Blooming mountain laurel ushers in early summer

Mountain laurel (Kalmia latifolia) is blooming profusely now in Georgia. Its showy pink and white flowers, which bloom in great abundance, usher out spring and usher in summer. CONTRIBUTED BY GARY PEEPLES/U.S. FISH AND WILDLIFE SERVICE

Mountain laurel (Kalmia latifolia) is blooming profusely now in Georgia. Its showy pink and white flowers, which bloom in great abundance, usher out spring and usher in summer. CONTRIBUTED BY GARY PEEPLES/U.S. FISH AND WILDLIFE SERVICE

If any wildflower ushers in the calendar change from spring to summer, it is the beautiful mountain laurel. It’s blooming in great profusion now in Georgia‘s mountains, Piedmont and even a few Coastal Plain counties — and will continue to do so through mid-June, just before summer arrives on June 21.

Growing often in tangled thickets on mountain slopes, along streams and in ravines and wetlands, mountain laurel’s pink to white, teacup-shaped blooms are so abundant that they may completely obscure their shrubs’ gnarly, reddish brown limbs and evergreen leaves. It creates waves of color that can make a blooming mountain laurel thicket one of nature’s great spectacles. (The thickets’ near impenetrable density, though, once earned them the names “laurel hell” and “laurel slick” from early settlers.)

In her poem Mountain Laurel, famed nineteenth-century author Louisa May Alcott expressed her love for the blooming shrub, which she called her "bonnie flower:"

My bonnie flower, with truest joy

Thy welcome face I see,

The world grows brighter to my eyes

And summer comes with thee.

Scores of other poems, essays and even songs have been inspired by mountain laurel. Numerous streets, roads, schools and physical areas such as creeks and mountaintops are named for the shrub. Many of those places, though, bear the name “ivy,” which is what many old-timers once called mountain laurel. In Georgia, you are likely to find Ivy Creek, Ivy Creek Road, Ivy Gap and other ivy-named places. Several towns also celebrate mountain laurel with festivals in late spring. I attended Clarkesville’s Mountain Laurel Festival in North Georgia last weekend.

Mountain laurel’s beauty, however, may belie a darker side: All parts of the shrub are toxic to several animals — including horses, cattle and humans — if ingested. Its toxicity in sheep earned it another nickname, lambkill.
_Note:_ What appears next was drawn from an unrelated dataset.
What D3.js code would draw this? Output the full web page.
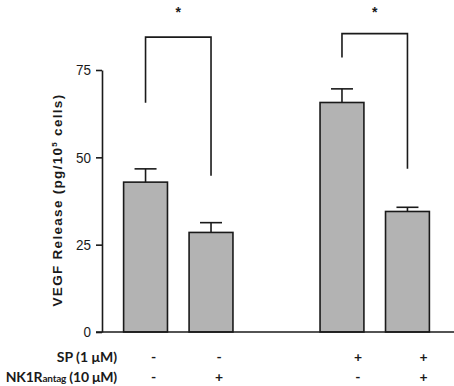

IN THE SKY: From David Dundee, Tellus Science Museum astronomer: The moon will be in its last quarter on Sunday. Venus is low in the east just before sunrise and will appear near the moon next Saturday. Mars is very low in the west at dusk and sets about two hours later. Jupiter rises in the east before midnight. Saturn rises in the east a few hours after midnight.